> Written problem
Skip every picture, and extract verbatim the lines from the line containing "Emit a LaTeX" to the line containing "(ylab) at (-0.16,4.36)", both lines included.

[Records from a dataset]

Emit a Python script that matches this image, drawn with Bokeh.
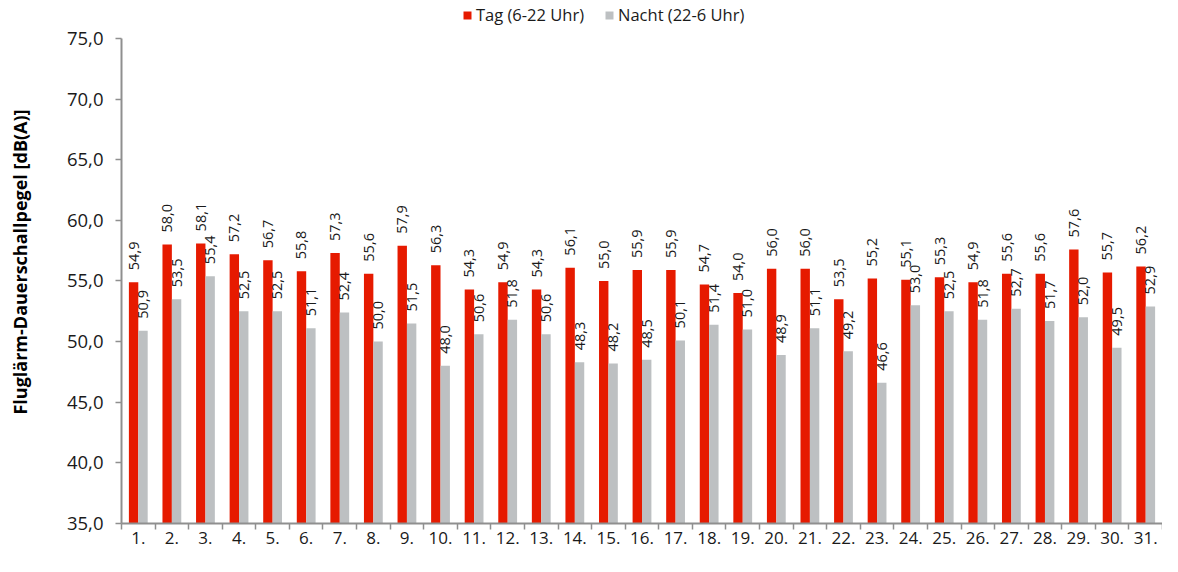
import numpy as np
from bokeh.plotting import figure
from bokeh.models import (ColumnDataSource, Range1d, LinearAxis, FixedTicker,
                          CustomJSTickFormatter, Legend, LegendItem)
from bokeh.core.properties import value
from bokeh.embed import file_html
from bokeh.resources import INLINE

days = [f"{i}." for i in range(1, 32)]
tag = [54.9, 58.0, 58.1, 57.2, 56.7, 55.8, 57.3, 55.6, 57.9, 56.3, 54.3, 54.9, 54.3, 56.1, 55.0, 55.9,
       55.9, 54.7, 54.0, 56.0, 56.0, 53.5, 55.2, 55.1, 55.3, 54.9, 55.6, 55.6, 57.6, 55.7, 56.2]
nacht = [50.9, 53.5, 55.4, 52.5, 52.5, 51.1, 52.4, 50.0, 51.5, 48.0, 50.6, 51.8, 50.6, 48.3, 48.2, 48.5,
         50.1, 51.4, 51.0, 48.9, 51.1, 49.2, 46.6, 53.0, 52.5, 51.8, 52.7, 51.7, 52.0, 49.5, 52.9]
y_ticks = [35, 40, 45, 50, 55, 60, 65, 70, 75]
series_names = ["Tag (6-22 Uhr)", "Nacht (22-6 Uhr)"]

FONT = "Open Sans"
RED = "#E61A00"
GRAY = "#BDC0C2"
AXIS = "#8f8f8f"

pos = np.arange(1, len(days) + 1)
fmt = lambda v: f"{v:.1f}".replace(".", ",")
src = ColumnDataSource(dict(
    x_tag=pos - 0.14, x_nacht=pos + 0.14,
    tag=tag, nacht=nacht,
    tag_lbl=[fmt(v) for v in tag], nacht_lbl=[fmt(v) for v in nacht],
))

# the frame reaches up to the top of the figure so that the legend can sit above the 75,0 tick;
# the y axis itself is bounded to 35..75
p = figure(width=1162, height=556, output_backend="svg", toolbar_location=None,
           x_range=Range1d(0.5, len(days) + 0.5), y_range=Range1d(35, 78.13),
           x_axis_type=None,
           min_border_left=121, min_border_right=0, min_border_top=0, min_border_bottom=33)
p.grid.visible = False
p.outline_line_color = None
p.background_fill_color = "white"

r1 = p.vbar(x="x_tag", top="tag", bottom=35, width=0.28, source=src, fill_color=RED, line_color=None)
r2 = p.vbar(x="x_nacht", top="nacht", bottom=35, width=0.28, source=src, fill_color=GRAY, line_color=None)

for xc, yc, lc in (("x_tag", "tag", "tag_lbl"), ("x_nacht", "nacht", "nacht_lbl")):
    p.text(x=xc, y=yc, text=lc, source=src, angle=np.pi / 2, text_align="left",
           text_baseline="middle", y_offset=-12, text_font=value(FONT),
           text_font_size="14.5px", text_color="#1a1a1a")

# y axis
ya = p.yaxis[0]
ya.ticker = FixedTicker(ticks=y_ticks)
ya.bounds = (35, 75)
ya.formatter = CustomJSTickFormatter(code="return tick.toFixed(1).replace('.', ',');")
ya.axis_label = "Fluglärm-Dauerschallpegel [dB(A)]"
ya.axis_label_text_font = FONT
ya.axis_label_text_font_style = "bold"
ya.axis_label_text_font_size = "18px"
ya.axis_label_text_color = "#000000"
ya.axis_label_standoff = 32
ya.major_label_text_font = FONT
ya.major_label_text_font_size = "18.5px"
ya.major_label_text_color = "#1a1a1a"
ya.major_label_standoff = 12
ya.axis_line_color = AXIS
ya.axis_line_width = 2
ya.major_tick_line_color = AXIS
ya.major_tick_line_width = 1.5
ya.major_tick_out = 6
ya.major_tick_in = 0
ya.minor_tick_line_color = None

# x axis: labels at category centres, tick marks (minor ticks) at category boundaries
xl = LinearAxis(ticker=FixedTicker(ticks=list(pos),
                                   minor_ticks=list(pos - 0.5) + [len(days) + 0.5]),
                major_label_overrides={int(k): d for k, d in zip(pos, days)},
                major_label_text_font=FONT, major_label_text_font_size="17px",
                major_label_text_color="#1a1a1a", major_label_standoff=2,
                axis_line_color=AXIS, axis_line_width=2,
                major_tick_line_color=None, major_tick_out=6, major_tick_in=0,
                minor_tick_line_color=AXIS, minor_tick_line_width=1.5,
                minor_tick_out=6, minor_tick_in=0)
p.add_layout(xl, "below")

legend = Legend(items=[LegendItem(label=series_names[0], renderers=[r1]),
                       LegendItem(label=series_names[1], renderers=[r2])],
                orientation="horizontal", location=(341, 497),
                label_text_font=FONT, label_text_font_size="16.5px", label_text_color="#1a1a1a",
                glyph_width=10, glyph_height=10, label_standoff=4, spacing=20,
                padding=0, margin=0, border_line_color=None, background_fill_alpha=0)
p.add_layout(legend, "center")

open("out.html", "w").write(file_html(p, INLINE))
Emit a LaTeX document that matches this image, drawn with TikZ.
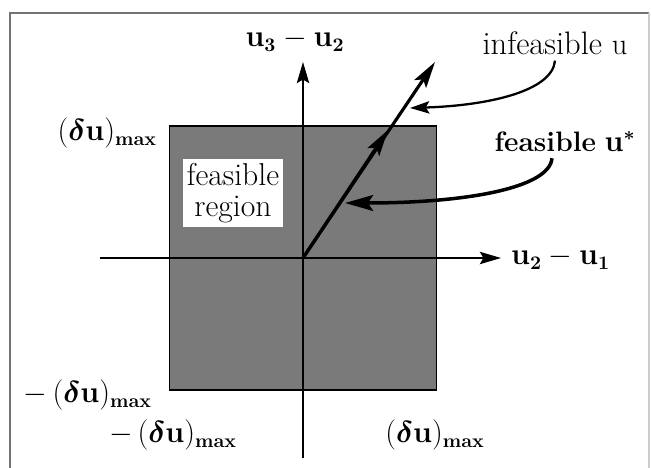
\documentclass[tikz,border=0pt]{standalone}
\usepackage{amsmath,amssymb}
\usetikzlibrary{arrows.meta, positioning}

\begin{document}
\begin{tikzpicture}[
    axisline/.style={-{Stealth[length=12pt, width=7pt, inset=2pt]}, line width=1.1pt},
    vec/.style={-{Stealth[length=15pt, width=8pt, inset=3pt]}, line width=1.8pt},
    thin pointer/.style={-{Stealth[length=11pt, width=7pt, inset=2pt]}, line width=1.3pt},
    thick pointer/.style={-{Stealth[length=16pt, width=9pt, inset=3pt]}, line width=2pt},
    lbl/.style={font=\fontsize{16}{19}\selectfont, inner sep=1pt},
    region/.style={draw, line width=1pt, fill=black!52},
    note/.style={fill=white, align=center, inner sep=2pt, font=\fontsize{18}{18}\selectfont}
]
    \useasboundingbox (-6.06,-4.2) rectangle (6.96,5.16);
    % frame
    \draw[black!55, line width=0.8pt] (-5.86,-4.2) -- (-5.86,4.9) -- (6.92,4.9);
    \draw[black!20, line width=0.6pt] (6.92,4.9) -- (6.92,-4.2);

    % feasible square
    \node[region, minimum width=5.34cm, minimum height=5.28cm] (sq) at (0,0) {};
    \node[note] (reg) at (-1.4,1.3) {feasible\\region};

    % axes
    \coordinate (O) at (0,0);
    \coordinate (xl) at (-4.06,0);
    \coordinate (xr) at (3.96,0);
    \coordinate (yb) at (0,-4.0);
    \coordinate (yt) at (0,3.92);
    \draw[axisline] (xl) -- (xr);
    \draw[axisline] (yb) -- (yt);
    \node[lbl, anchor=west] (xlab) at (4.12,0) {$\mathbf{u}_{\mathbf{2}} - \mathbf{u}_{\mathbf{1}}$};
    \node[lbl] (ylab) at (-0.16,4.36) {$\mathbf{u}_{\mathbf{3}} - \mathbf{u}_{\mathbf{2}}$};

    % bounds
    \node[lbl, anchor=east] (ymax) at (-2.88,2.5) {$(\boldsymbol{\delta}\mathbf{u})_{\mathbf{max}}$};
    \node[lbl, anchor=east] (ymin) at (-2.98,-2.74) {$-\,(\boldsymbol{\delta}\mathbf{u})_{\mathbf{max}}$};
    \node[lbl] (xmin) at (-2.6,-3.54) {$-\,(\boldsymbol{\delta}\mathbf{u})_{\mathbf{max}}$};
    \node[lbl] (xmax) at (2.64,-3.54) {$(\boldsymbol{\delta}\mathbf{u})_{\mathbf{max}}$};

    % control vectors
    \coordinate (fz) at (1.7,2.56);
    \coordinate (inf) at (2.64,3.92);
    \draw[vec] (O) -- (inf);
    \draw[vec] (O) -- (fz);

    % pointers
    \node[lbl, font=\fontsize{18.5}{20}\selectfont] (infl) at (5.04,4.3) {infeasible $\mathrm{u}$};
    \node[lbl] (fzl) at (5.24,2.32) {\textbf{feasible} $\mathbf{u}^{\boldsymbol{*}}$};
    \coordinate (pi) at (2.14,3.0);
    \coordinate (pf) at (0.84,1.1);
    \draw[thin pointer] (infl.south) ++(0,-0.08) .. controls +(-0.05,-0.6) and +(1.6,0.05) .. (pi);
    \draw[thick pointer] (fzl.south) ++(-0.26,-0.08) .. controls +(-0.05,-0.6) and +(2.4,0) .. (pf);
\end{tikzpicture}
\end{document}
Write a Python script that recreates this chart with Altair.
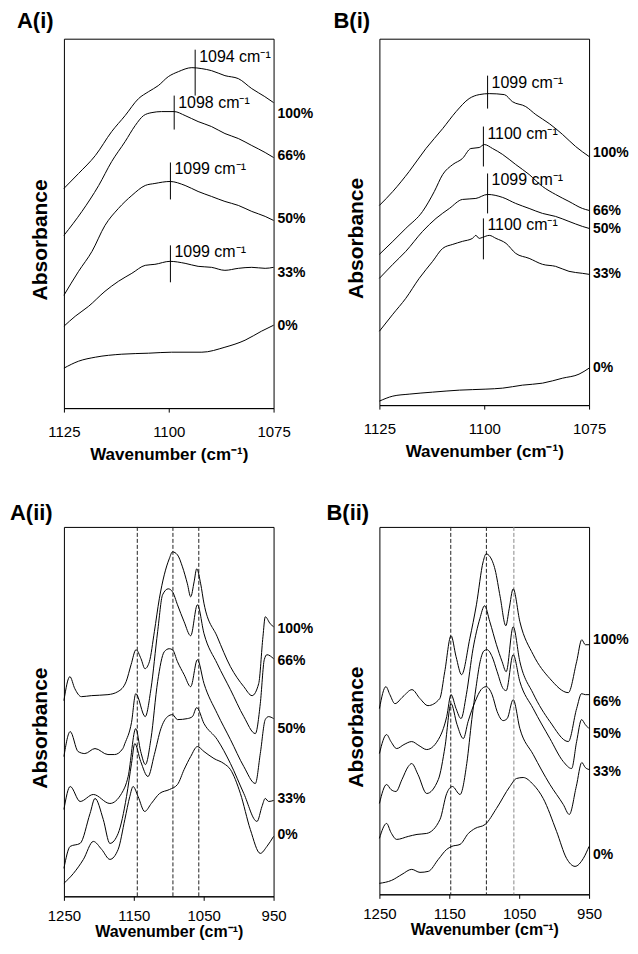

> Solved exercise
Emit a LaTeX document that matches this image, drawn with TikZ.
\documentclass[tikz,border=0pt]{standalone}
\usepackage{amsmath,amssymb}
\usetikzlibrary{arrows.meta, positioning}

\begin{document}
\begin{tikzpicture}[
    axisline/.style={-{Stealth[length=12pt, width=7pt, inset=2pt]}, line width=1.1pt},
    vec/.style={-{Stealth[length=15pt, width=8pt, inset=3pt]}, line width=1.8pt},
    thin pointer/.style={-{Stealth[length=11pt, width=7pt, inset=2pt]}, line width=1.3pt},
    thick pointer/.style={-{Stealth[length=16pt, width=9pt, inset=3pt]}, line width=2pt},
    lbl/.style={font=\fontsize{16}{19}\selectfont, inner sep=1pt},
    region/.style={draw, line width=1pt, fill=black!52},
    note/.style={fill=white, align=center, inner sep=2pt, font=\fontsize{18}{18}\selectfont}
]
    \useasboundingbox (-6.06,-4.2) rectangle (6.96,5.16);
    % frame
    \draw[black!55, line width=0.8pt] (-5.86,-4.2) -- (-5.86,4.9) -- (6.92,4.9);
    \draw[black!20, line width=0.6pt] (6.92,4.9) -- (6.92,-4.2);

    % feasible square
    \node[region, minimum width=5.34cm, minimum height=5.28cm] (sq) at (0,0) {};
    \node[note] (reg) at (-1.4,1.3) {feasible\\region};

    % axes
    \coordinate (O) at (0,0);
    \coordinate (xl) at (-4.06,0);
    \coordinate (xr) at (3.96,0);
    \coordinate (yb) at (0,-4.0);
    \coordinate (yt) at (0,3.92);
    \draw[axisline] (xl) -- (xr);
    \draw[axisline] (yb) -- (yt);
    \node[lbl, anchor=west] (xlab) at (4.12,0) {$\mathbf{u}_{\mathbf{2}} - \mathbf{u}_{\mathbf{1}}$};
    \node[lbl] (ylab) at (-0.16,4.36) {$\mathbf{u}_{\mathbf{3}} - \mathbf{u}_{\mathbf{2}}$};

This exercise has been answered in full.